**Work to do:**
Extract word for word the lines of the listing from its start to the line holding "const achSignificanceLabel = '*';", both ends kept; pictures are not part of the copy.

**Collected data:**
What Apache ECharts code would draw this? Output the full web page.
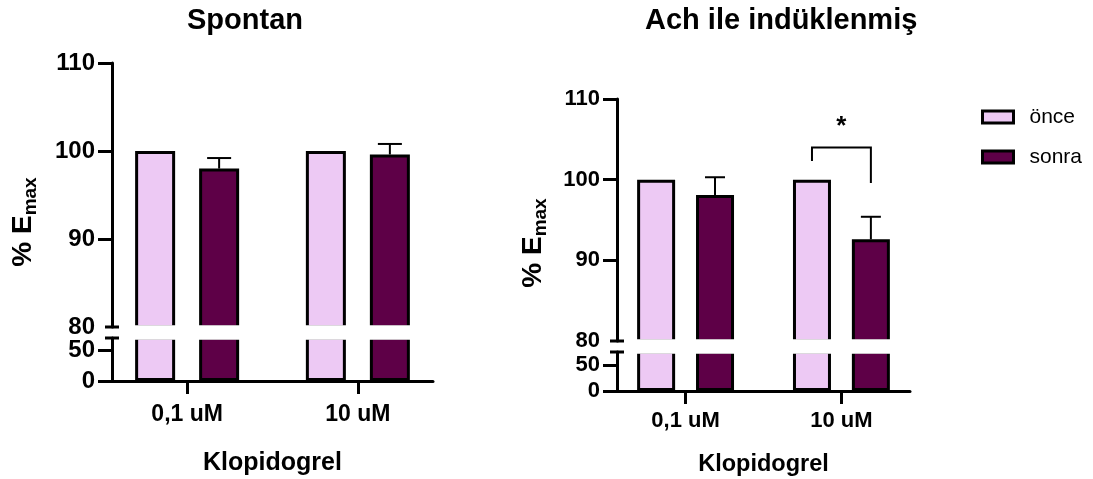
<!DOCTYPE html>
<html><head><meta charset="utf-8">
<script src="https://cdn.jsdelivr.net/npm/echarts@6/dist/echarts.min.js"></script>
<style>html,body{margin:0;padding:0;background:#fff}#c{width:1093px;height:479px}</style>
</head><body><div id="c"></div>
<script>
// ---- data ----
const categories = ['0,1 uM', '10 uM'];
const seriesNames = ['önce', 'sonra'];
const panelTitles = ['Spontan', 'Ach ile indüklenmiş'];
const xAxisTitle = 'Klopidogrel';
const yAxisTitleMain = '% E';
const yAxisTitleSub = 'max';
const spontanOnce = [100, 100];
const spontanSonra = [98.0, 99.6];
const spontanSonraErr = [1.2, 1.2];
const achOnce = [100, 100];
const achSonra = [98.1, 92.6];
const achSonraErr = [2.2, 2.8];
const upperTickLabels = [80, 90, 100, 110];
const upperTickMarks = [90, 100, 110];
const lowerTickLabels = [0, 50];
// significance bracket: [category, bracket top, left leg end, right leg end, star position]
const achSignificance = [['10 uM', 104.0, 102.3, 99.6, 106.6]];
const achSignificanceLabel = '*';

// ---- style / layout ----
const FONT = 'Liberation Sans, Arial, Helvetica, sans-serif';
const COLORS = ['#EDC9F4', '#5E0047'];
const X_MIN = 0.56, X_MAX = 2.44;
const panels = [
  {left:112, right:433, upperTop:63, upperBottom:327, lowerTop:338, lowerBottom:381, lowerMax:70,
   barWidth:40, barGap:0.6, cap:12, once:spontanOnce, sonra:spontanSonra, err:spontanSonraErr, sig:null,
   tickFont:24, catFont:23, nameFont:25, yNameFont:28, yNameGap:72, xNameGap:70, catMargin:22, shift:27},
  {left:617, right:910, upperTop:99, upperBottom:341, lowerTop:352, lowerBottom:391, lowerMax:75,
   barWidth:38, barGap:0.55, cap:10, once:achOnce, sonra:achSonra, err:achSonraErr, sig:achSignificance,
   tickFont:22, catFont:22, nameFont:23.5, yNameFont:28, yNameGap:67, xNameGap:62, catMargin:19, shift:23}
];

const chart = echarts.init(document.getElementById('c'), null, {renderer:'canvas'});
const grid = [], xAxis = [], yAxis = [], series = [];
const axisLine = {show:true, onZero:false, lineStyle:{color:'#000', width:3}};
const tickLine = {color:'#000', width:3};
const catPos = c => categories.indexOf(c) + 1;

panels.forEach((p, i) => {
  const up = 2*i, lo = 2*i + 1;
  grid.push({left:p.left, width:p.right-p.left, top:p.upperTop, height:p.upperBottom-p.upperTop, containLabel:false, outerBoundsMode:'none'});
  grid.push({left:p.left, width:p.right-p.left, top:p.lowerTop, height:p.lowerBottom-p.lowerTop, containLabel:false, outerBoundsMode:'none'});
  xAxis.push({type:'value', gridIndex:up, min:X_MIN, max:X_MAX, show:false, splitLine:{show:false}});
  xAxis.push({type:'value', gridIndex:lo, min:X_MIN, max:X_MAX,
    axisLine:axisLine,
    axisTick:{show:true, customValues:categories.map(catPos), length:13, lineStyle:tickLine},
    axisLabel:{customValues:categories.map(catPos), formatter:v=>categories[Math.round(v)-1],
      margin:p.catMargin, fontSize:p.catFont, fontWeight:'bold', color:'#000', fontFamily:FONT},
    splitLine:{show:false},
    name:xAxisTitle, nameLocation:'middle', nameGap:p.xNameGap,
    nameTextStyle:{fontSize:p.nameFont, fontWeight:'bold', color:'#000', fontFamily:FONT}});
  yAxis.push({type:'value', gridIndex:up, min:80, max:110, interval:10,
    axisLine:axisLine,
    axisTick:{show:true, customValues:upperTickMarks, length:14, lineStyle:tickLine},
    axisLabel:{customValues:upperTickLabels, margin:17, fontSize:p.tickFont, fontWeight:'bold', color:'#000', fontFamily:FONT},
    splitLine:{show:false},
    name:'{a|' + yAxisTitleMain + '}{b|' + yAxisTitleSub + '}', nameLocation:'middle', nameRotate:90, nameGap:p.yNameGap,
    nameTextStyle:{padding:[0, 2*p.shift, 0, 0], fontFamily:FONT,
      rich:{a:{fontSize:p.yNameFont, fontWeight:'bold', color:'#000', lineHeight:34, fontFamily:FONT},
            b:{fontSize:19, fontWeight:'bold', color:'#000', lineHeight:6, verticalAlign:'bottom', fontFamily:FONT}}}});
  yAxis.push({type:'value', gridIndex:lo, min:0, max:p.lowerMax,
    axisLine:axisLine,
    axisTick:{show:true, customValues:lowerTickLabels, length:14, lineStyle:tickLine},
    axisLabel:{customValues:lowerTickLabels, margin:17, fontSize:p.tickFont, fontWeight:'bold', color:'#000', fontFamily:FONT},
    splitLine:{show:false}});

  const vals = [p.once, p.sonra];
  [up, lo].forEach(gi => {
    vals.forEach((arr, s) => {
      series.push({type:'bar', name:seriesNames[s], xAxisIndex:gi, yAxisIndex:gi,
        data:arr.map((v,k)=>[catPos(categories[k]), v]), barWidth:p.barWidth, barGap:(p.barGap*100)+'%', clip:true,
        itemStyle:{color:COLORS[s], borderColor:'#000', borderWidth:3}, emphasis:{disabled:true}});
    });
  });
  const off = (p.barWidth + p.barWidth*p.barGap)/2;
  series.push({type:'custom', xAxisIndex:up, yAxisIndex:up, z:5,
    data:p.sonra.map((v,k)=>[catPos(categories[k]), v, p.err[k]]),
    renderItem:(params, api) => {
      const c = api.value(0), v = api.value(1), e = api.value(2);
      const b = api.coord([c, v]), t = api.coord([c, v+e]);
      const x = b[0] + off;
      return {type:'group', children:[
        {type:'line', shape:{x1:x, y1:b[1], x2:x, y2:t[1]}, style:{stroke:'#000', lineWidth:2}},
        {type:'line', shape:{x1:x-p.cap, y1:t[1], x2:x+p.cap, y2:t[1]}, style:{stroke:'#000', lineWidth:2}}
      ]};
    }});
  if (p.sig) {
    series.push({type:'custom', xAxisIndex:up, yAxisIndex:up, z:5, clip:false,
      data:p.sig.map(d => [catPos(d[0]), d[1], d[2], d[3], d[4]]),
      renderItem:(params, api) => {
        const c = api.value(0);
        const top = api.coord([c, api.value(1)]);
        const l = api.coord([c, api.value(2)]);
        const r = api.coord([c, api.value(3)]);
        const s = api.coord([c, api.value(4)]);
        const x1 = top[0] - off, x2 = top[0] + off;
        return {type:'group', children:[
          {type:'polyline', shape:{points:[[x1,l[1]],[x1,top[1]],[x2,top[1]],[x2,r[1]]]}, style:{stroke:'#000', lineWidth:2, fill:null}},
          {type:'text', x:s[0], y:s[1], style:{text:achSignificanceLabel, fontSize:26, fontWeight:'bold', fill:'#000', align:'center', verticalAlign:'middle', fontFamily:FONT}}
        ]};
      }});
  }
});

chart.setOption({
  animation:false,
  backgroundColor:'#fff',
  textStyle:{fontFamily:FONT},
  title:[
    {text:panelTitles[0], left:187, top:6, padding:0, textStyle:{fontSize:29, fontWeight:'bold', color:'#000', fontFamily:FONT}},
    {text:panelTitles[1], left:645, top:6, padding:0, textStyle:{fontSize:29, fontWeight:'bold', color:'#000', fontFamily:FONT}}
  ],
  legend:{data:seriesNames, orient:'vertical', left:981, top:105, padding:0, itemWidth:31, itemHeight:12, itemGap:16, icon:'rect',
    selectedMode:false,
    textStyle:{fontSize:21, color:'#000', lineHeight:24, padding:[0,0,0,11], fontFamily:FONT},
    itemStyle:{borderColor:'#000', borderWidth:3}},
  grid, xAxis, yAxis, series
});

// break gaps and break marks, positioned from the axes
const g = [];
panels.forEach((p, i) => {
  const up = 2*i, lo = 2*i + 1;
  const a = chart.convertToPixel({gridIndex:up}, [X_MIN, 80]);
  const r = chart.convertToPixel({gridIndex:lo}, [X_MAX, 0]);
  const b = chart.convertToPixel({gridIndex:lo}, [X_MIN, p.lowerMax]);
  const ax = a[0], yu = a[1], yl = b[1];
  g.push({type:'rect', z:50, shape:{x:ax+2, y:yu-1.7, width:r[0]-ax-2, height:yl-yu+3.4}, style:{fill:'#fff'}});
  g.push({type:'line', z:51, shape:{x1:ax-7, y1:yu, x2:ax+7, y2:yu}, style:{stroke:'#000', lineWidth:3}});
  g.push({type:'line', z:51, shape:{x1:ax-7, y1:yl, x2:ax+7, y2:yl}, style:{stroke:'#000', lineWidth:3}});
});
chart.setOption({graphic:g});
</script>
</body></html>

**Solution:**
What Apache ECharts code would draw this? Output the full web page.
<!DOCTYPE html>
<html><head><meta charset="utf-8">
<script src="https://cdn.jsdelivr.net/npm/echarts@6/dist/echarts.min.js"></script>
<style>html,body{margin:0;padding:0;background:#fff}#c{width:1093px;height:479px}</style>
</head><body><div id="c"></div>
<script>
// ---- data ----
const categories = ['0,1 uM', '10 uM'];
const seriesNames = ['önce', 'sonra'];
const panelTitles = ['Spontan', 'Ach ile indüklenmiş'];
const xAxisTitle = 'Klopidogrel';
const yAxisTitleMain = '% E';
const yAxisTitleSub = 'max';
const spontanOnce = [100, 100];
const spontanSonra = [98.0, 99.6];
const spontanSonraErr = [1.2, 1.2];
const achOnce = [100, 100];
const achSonra = [98.1, 92.6];
const achSonraErr = [2.2, 2.8];
const upperTickLabels = [80, 90, 100, 110];
const upperTickMarks = [90, 100, 110];
const lowerTickLabels = [0, 50];
// significance bracket: [category, bracket top, left leg end, right leg end, star position]
const achSignificance = [['10 uM', 104.0, 102.3, 99.6, 106.6]];
const achSignificanceLabel = '*';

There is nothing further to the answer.